Третье: Дальний Восток занимает 50% территории страны. А живут здесь около 7 миллионов человек — по сути, половина населения Москвы. Конкретно же на Сахалине проживает менее полумиллиона человек, и многие из них работают именно в рыбопромышленных компаниях. Это означает, что люди получают достойные зарплаты, они обеспечены социальными пакетами, они могут спокойно думать о завтрашнем дне. И главное — они никуда с острова не уезжают.
Наконец, четвёртое: как правило, именно рыбопромышленные предприятия проявляют наибольшую социальную активность. К примеру, традиционно участвуют в программе «Доступная рыба», что позволяет поддержать социально незащищённых граждан, снабжают своей продукцией детские дома, дома престарелых, больницы и другие учреждения.
А вот сейчас — основная мысль.
Для чего государству, фигурально выражаясь, резать курицу, несущую золотые яйца? Да, можно забрать у местных рыбаков часть квот и продать их на аукционах. Деньги в бюджеты поступят «здесь и сейчас». Но что дальше? Когда в Государственной Думе обсуждались поправки в ФЗ «О рыболовстве и сохранении водных биологических ресурсов», с трибуны некоторые сенаторы и депутаты открыто говорили: при втором этапе инвестиционных квот под удар попадут предприятия из сферы малого и среднего бизнеса, в том числе и градообразующие. Они не смогут конкурировать на аукционах с мегахолдингами федерального уровня. Даже относительно крупные региональные компании в такой конкуренции проиграют. В результате такие региональные структуры будут банкротиться. Дальнему Востоку это грозит необратимыми последствиями. Почти та же история с повышением ставок сбора за пользование ВБР. Здесь и сами рыбаки единодушны — повышать их нужно было. Причём давно. Но поэтапно и аккуратно. А когда увеличение платежей составляет 100, 200, 300, 400, 500 и даже 1000% — это серьёзный удар по бизнесу. Когда то или иное предприятие ежегодно платит порядка 100 миллионов всех налогов и плюс к этому — 30 миллионов в виде ставки сбора, это может стать неподъёмным грузом. И так же может привести к банкротству.
Ещё момент… Если будут приняты очередные поправки в ФЗ «О рыболовстве и сохранении водных биологических ресурсов» и при перезаключении договоров пользователи рыболовных участков будут вынуждены доказывать свою добросовестность, здесь так же недалеко до всевозможных коллизий. Особенно если в критерии добросовестности включат какие-то дополнительные условия. Например, обязательное наличие рыбоводного или берегового заводов, ведь далеко не все участники рынка (прежде всего, если речь идёт о малом и среднем бизнесе) смогут осилить такие затраты.

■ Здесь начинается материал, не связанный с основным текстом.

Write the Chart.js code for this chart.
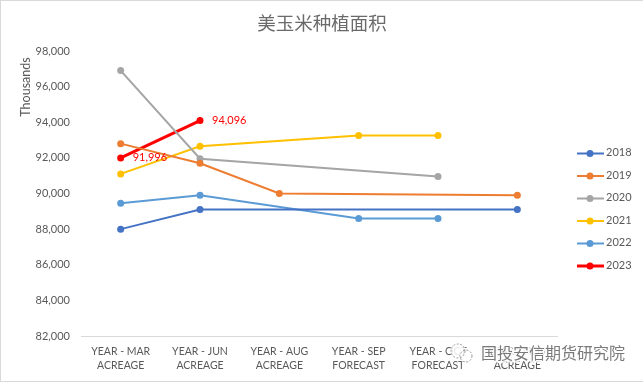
<!DOCTYPE html>
<html>
<head>
<meta charset="utf-8">
<script src="https://cdn.jsdelivr.net/npm/chart.js@4"></script>
<style>
  html, body { margin: 0; padding: 0; background: #fff; }
  #wrap { position: relative; width: 644px; height: 382px; overflow: hidden; }
  #frame { position: absolute; left: 0; top: 0; width: 642px; height: 380px; border: 1px solid #d9d9d9; border-right: 0; box-sizing: content-box; pointer-events: none; }
  #realTimeChart { position: absolute; left: 0; top: 0; }
</style>
</head>
<body>
<div id="wrap">
  <canvas id="realTimeChart" width="644" height="382"></canvas>
  <div id="frame"></div>
</div>
<script>
const categories = [
  ['YEAR - MAR', 'ACREAGE'],
  ['YEAR - JUN', 'ACREAGE'],
  ['YEAR - AUG', 'ACREAGE'],
  ['YEAR - SEP', 'FORECAST'],
  ['YEAR - OCT', 'FORECAST'],
  ['YEAR - NOV', 'ACREAGE']
];
const series2018 = [88000, 89100, null, null, null, 89100];
const series2019 = [92800, 91700, 90000, null, null, 89900];
const series2020 = [96900, 91950, null, null, 90950, null];
const series2021 = [91100, 92650, null, 93250, 93250, null];
const series2022 = [89450, 89900, null, 88600, 88600, null];
const series2023 = [91996, 94096, null, null, null, null];
const yTicks = [82000, 84000, 86000, 88000, 90000, 92000, 94000, 96000, 98000];

const FONT = 'Lato, "Noto Sans CJK SC", sans-serif';
const GREY = '#595959';

function line(label, data, color, width) {
  return {
    label, data, borderColor: color, backgroundColor: color, borderWidth: width || 2,
    pointRadius: 3.5, pointHoverRadius: 3.5, pointBorderWidth: 0,
    spanGaps: true, tension: 0, clip: false
  };
}

// title, legend, data labels, axis caption and watermark drawn on top of the chart
const extras = {
  id: 'extras',
  afterDraw(chart) {
    const c = chart.ctx;
    const red = chart.data.datasets[5];
    c.save();
    c.textBaseline = 'middle';

    // title
    c.font = '18.5px "Noto Sans CJK SC", sans-serif';
    c.fillStyle = '#6a6a6a';
    c.textAlign = 'center';
    c.fillText('美玉米种植面积', 322, 23);

    // y axis caption
    c.save();
    c.translate(26, 87);
    c.rotate(-Math.PI / 2);
    c.font = '12.5px ' + FONT;
    c.fillStyle = GREY;
    c.fillText('Thousands', 0, 0);
    c.restore();

    // red value labels
    c.font = '11px ' + FONT;
    c.fillStyle = '#ff0000';
    c.textAlign = 'left';
    red.data.forEach((v, i) => {
      if (v === null) return;
      const x = chart.scales.x.getPixelForValue(i);
      const y = chart.scales.y.getPixelForValue(v);
      c.fillText(v.toLocaleString('en-US'), x + 12, y);
    });

    // legend
    c.font = '11px ' + FONT;
    chart.data.datasets.forEach((ds, i) => {
      const y = 153.5 + i * 22.5;
      c.strokeStyle = ds.borderColor;
      c.lineWidth = ds.borderWidth;
      c.beginPath();
      c.moveTo(577, y);
      c.lineTo(604, y);
      c.stroke();
      c.fillStyle = ds.borderColor;
      c.beginPath();
      c.arc(590, y, 3.5, 0, Math.PI * 2);
      c.fill();
      c.fillStyle = GREY;
      c.fillText(ds.label, 606, y - 1);
    });

    // watermark
    c.fillStyle = 'rgba(255,255,255,0.85)';
    c.beginPath();
    c.arc(458, 351, 8, 0, Math.PI * 2);
    c.arc(466, 356, 7, 0, Math.PI * 2);
    c.fill();
    c.strokeStyle = '#9a9a9a';
    c.lineWidth = 1;
    c.setLineDash([2, 1.5]);
    c.beginPath();
    c.arc(458, 351, 7, 0, Math.PI * 2);
    c.stroke();
    c.beginPath();
    c.arc(466, 356, 6, 0, Math.PI * 2);
    c.stroke();
    c.setLineDash([]);
    c.font = '16px "Noto Sans CJK SC", sans-serif';
    c.lineWidth = 4;
    c.strokeStyle = 'rgba(255,255,255,0.85)';
    c.lineJoin = 'round';
    c.strokeText('国投安信期货研究院', 481, 353);
    c.fillStyle = '#7a7a7a';
    c.fillText('国投安信期货研究院', 481, 353);
    c.restore();
  }
};

const ctx = document.getElementById('realTimeChart').getContext('2d');
const chart = new Chart(ctx, {
  type: 'line',
  data: {
    labels: categories,
    datasets: [
      line('2018', series2018, '#4472c4'),
      line('2019', series2019, '#ed7d31'),
      line('2020', series2020, '#a5a5a5'),
      line('2021', series2021, '#ffc000'),
      line('2022', series2022, '#5b9bd5'),
      line('2023', series2023, '#ff0000', 3)
    ]
  },
  options: {
    responsive: false,
    animation: false,
    layout: { padding: { top: 51, right: 87, bottom: 0, left: 0 } },
    plugins: {
      legend: { display: false },
      tooltip: { enabled: false }
    },
    scales: {
      x: {
        offset: true,
        afterFit(s) { s.height = 46; },
        grid: { display: false, drawTicks: false, offset: true },
        border: { color: '#d9d9d9', width: 1 },
        ticks: { color: GREY, font: { family: FONT, size: 10.5, lineHeight: 1.4 }, maxRotation: 0, autoSkip: false, padding: 8 }
      },
      y: {
        min: 82000,
        max: 98000,
        afterFit(s) { s.width = 81; },
        afterBuildTicks(s) { s.ticks = yTicks.map(v => ({ value: v })); },
        grid: { display: false, drawTicks: false },
        border: { display: false },
        ticks: { color: GREY, font: { family: FONT, size: 11 }, padding: 11, callback: v => v.toLocaleString('en-US') }
      }
    }
  },
  plugins: [extras]
});
</script>
</body>
</html>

На Сахалине мы встречались со многими руководителями отраслевых предприятий. Нет, они не жаловались. Рыбаки — люди, как правило, сильные и упорные. Они привыкли работать, причём в тяжёлых условиях, и привыкли решать самые сложные задачи, добиваться конкретных результатов. Но сейчас все понимают: рыбопромышленный комплекс переживает сложные времена. Сложные и объективно, и субъективно. Сложные потому, что помимо объяснимых трудностей (с судоремонтом, с уменьшением ресурсной базы и так далее) есть трудности, созданные искусственно. Как сказал один из наших собеседников: «Нам не надо помогать, нам мешать не надо». Вот! В этом и заключается главная просьба рыбаков к государству — просто не ставить палки в колёса. А налоговые отчисления, рабочие места, социальные программы, продовольственная безопасность — всё это степень ответственности рыбаков. И со своими задачами они справляются в полной мере.